== Available data ==

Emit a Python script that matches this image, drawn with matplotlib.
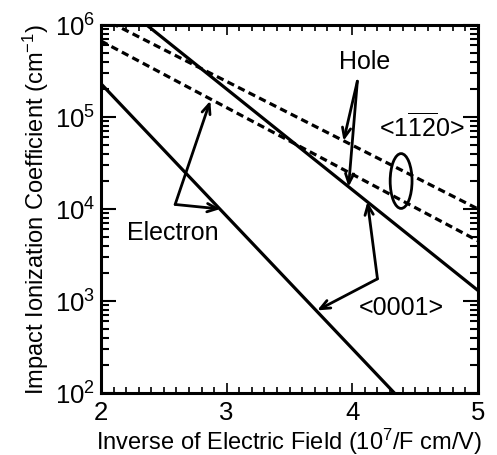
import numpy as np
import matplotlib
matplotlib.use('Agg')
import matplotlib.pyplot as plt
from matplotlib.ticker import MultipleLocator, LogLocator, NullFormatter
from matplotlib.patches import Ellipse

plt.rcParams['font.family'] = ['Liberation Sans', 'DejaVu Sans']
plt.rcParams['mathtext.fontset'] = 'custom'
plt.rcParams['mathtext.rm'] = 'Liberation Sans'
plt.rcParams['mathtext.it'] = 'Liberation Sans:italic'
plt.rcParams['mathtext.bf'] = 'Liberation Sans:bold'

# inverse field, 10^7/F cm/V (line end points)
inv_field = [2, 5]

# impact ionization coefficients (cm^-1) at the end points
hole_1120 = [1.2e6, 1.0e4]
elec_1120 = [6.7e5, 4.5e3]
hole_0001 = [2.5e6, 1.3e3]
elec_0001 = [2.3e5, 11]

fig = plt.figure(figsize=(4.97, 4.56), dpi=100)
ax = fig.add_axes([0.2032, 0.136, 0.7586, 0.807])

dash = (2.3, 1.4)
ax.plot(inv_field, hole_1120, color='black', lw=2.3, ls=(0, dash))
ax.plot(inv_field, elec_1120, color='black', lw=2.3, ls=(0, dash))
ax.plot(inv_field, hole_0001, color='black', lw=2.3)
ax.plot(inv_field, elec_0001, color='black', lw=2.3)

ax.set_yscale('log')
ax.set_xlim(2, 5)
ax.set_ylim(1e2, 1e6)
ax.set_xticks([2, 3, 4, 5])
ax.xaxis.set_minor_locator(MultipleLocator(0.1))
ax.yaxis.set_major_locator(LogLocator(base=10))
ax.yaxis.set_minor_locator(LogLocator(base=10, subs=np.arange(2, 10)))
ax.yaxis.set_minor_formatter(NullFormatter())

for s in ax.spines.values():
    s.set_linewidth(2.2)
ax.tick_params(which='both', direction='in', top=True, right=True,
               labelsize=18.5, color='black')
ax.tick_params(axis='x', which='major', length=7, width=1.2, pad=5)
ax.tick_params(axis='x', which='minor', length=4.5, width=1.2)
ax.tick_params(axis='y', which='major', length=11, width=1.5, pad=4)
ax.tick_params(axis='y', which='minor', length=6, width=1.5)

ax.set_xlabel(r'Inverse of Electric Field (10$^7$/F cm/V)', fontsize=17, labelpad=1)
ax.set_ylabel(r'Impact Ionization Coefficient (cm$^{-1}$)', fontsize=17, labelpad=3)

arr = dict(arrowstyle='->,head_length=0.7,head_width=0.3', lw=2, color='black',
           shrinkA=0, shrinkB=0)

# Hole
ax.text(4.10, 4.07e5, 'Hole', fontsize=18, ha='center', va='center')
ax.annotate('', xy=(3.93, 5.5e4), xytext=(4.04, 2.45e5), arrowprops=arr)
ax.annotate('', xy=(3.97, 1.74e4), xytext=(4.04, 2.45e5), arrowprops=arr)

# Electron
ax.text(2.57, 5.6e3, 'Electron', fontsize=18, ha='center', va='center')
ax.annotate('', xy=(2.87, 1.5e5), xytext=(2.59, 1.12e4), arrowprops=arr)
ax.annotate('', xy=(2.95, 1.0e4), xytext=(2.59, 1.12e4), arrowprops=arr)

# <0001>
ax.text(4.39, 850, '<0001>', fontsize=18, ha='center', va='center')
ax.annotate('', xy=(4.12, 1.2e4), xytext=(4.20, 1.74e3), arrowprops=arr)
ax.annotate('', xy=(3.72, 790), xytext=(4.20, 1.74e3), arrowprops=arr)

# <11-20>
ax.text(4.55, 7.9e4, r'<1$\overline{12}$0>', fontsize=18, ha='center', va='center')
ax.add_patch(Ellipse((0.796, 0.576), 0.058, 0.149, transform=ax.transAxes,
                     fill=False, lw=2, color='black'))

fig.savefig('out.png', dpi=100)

* * *

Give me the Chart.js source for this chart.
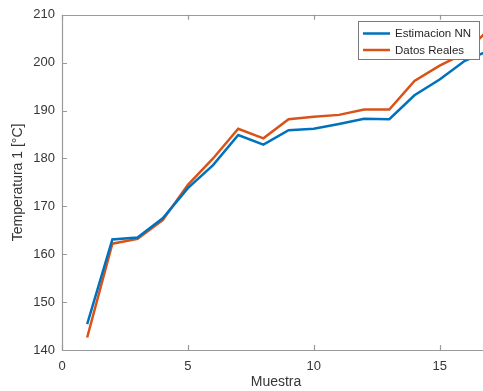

== Directive ==
Using the data above, set down each line from the line with "Emit a Python" to the line with "ax.plot(inv_field, elec_0001, color='black', lw=2.3)" exactly, both ends included, and leave the pictures behind. Nothing else belongs.

== Complete answer ==
Emit a Python script that matches this image, drawn with matplotlib.
import numpy as np
import matplotlib
matplotlib.use('Agg')
import matplotlib.pyplot as plt
from matplotlib.ticker import MultipleLocator, LogLocator, NullFormatter
from matplotlib.patches import Ellipse

plt.rcParams['font.family'] = ['Liberation Sans', 'DejaVu Sans']
plt.rcParams['mathtext.fontset'] = 'custom'
plt.rcParams['mathtext.rm'] = 'Liberation Sans'
plt.rcParams['mathtext.it'] = 'Liberation Sans:italic'
plt.rcParams['mathtext.bf'] = 'Liberation Sans:bold'

# inverse field, 10^7/F cm/V (line end points)
inv_field = [2, 5]

# impact ionization coefficients (cm^-1) at the end points
hole_1120 = [1.2e6, 1.0e4]
elec_1120 = [6.7e5, 4.5e3]
hole_0001 = [2.5e6, 1.3e3]
elec_0001 = [2.3e5, 11]

fig = plt.figure(figsize=(4.97, 4.56), dpi=100)
ax = fig.add_axes([0.2032, 0.136, 0.7586, 0.807])

dash = (2.3, 1.4)
ax.plot(inv_field, hole_1120, color='black', lw=2.3, ls=(0, dash))
ax.plot(inv_field, elec_1120, color='black', lw=2.3, ls=(0, dash))
ax.plot(inv_field, hole_0001, color='black', lw=2.3)
ax.plot(inv_field, elec_0001, color='black', lw=2.3)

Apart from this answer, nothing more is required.